For those who would like to step away from working with young people or in school or university settings, but would still like to be able to teach, there are various roles within the world of business that require the ability to teach necessary skills to adults.
These kinds of roles will require information to be broken down into manageable pieces and delivered clearly, the ability to keep up to date with legislation and best practice and great organisational skills.
These jobs also offer some diversity as they require working regularly with new businesses, individuals or groups of people and may require some travel.
Jobs to consider include:
- Business coach.
- Health and safety adviser.
- Financial adviser.
- Policy adviser.
- Project manager.
To be successful in these areas will require former teachers to invest in acquiring some new skills and qualifications themselves but will also draw on many of the skills and attributes they already have.
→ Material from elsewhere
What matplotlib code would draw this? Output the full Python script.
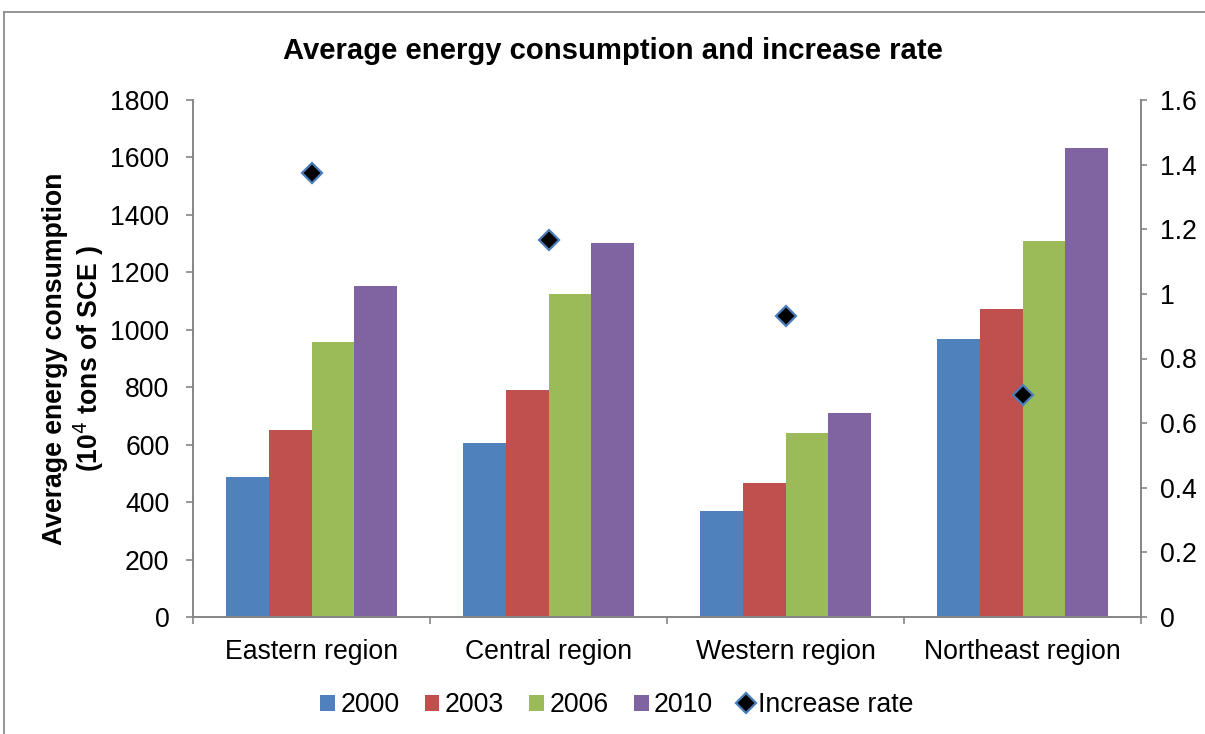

There are also a selection of jobs that teachers may be able to step right in to, with little or no extra study required. Most of these roles will simply require some on the job training, enthusiasm and the use of the transferable skills that teachers have already acquired during their former career.
Some roles for former teachers to consider include:
- Art gallery or museum guide.
- Freelance writer or blogger.
- Life coach.
- Administration (secretary / P.A. / general administration work).
- Local government/local council employee.
- HR manager.
The job roles that most suit former teachers will also vary depending on their original specialism. For example, primary school teachers might demonstrate more of an interest for early years care; former English teachers would likely be drawn to roles within publishing and writing or in libraries; and those with a more scientific background might consider working as a scientific researcher, laboratory technician or even branching out into engineering.
There are a wide range of career choices available to former teachers with an equally wide range of salaries available.
For some jobs, such as a museum guide or office administrator, it may be necessary to take a pay cut, although these roles offer the advantage of significantly less stress and responsibility.
Freelance work such as writing or coaching offers limited stability with no guarantee of regular work; however, freelancers can choose their own hours and work on their own terms.
Social work and careers with the probation service offer a comparable salary to teaching, although with some of the same drawbacks: an abundance of red tape, long hours and a heavy workload. Understanding how valuable this type of work is, may be enough of a motivation for teachers who have lost their passion for the education sector but who still wish to make a difference in the lives of young people.
When teachers decide to step away from their careers it is important for them to decide exactly what has motivated the decision and what they want to get out of their new career, as well as just how many job opportunities there are out there for them.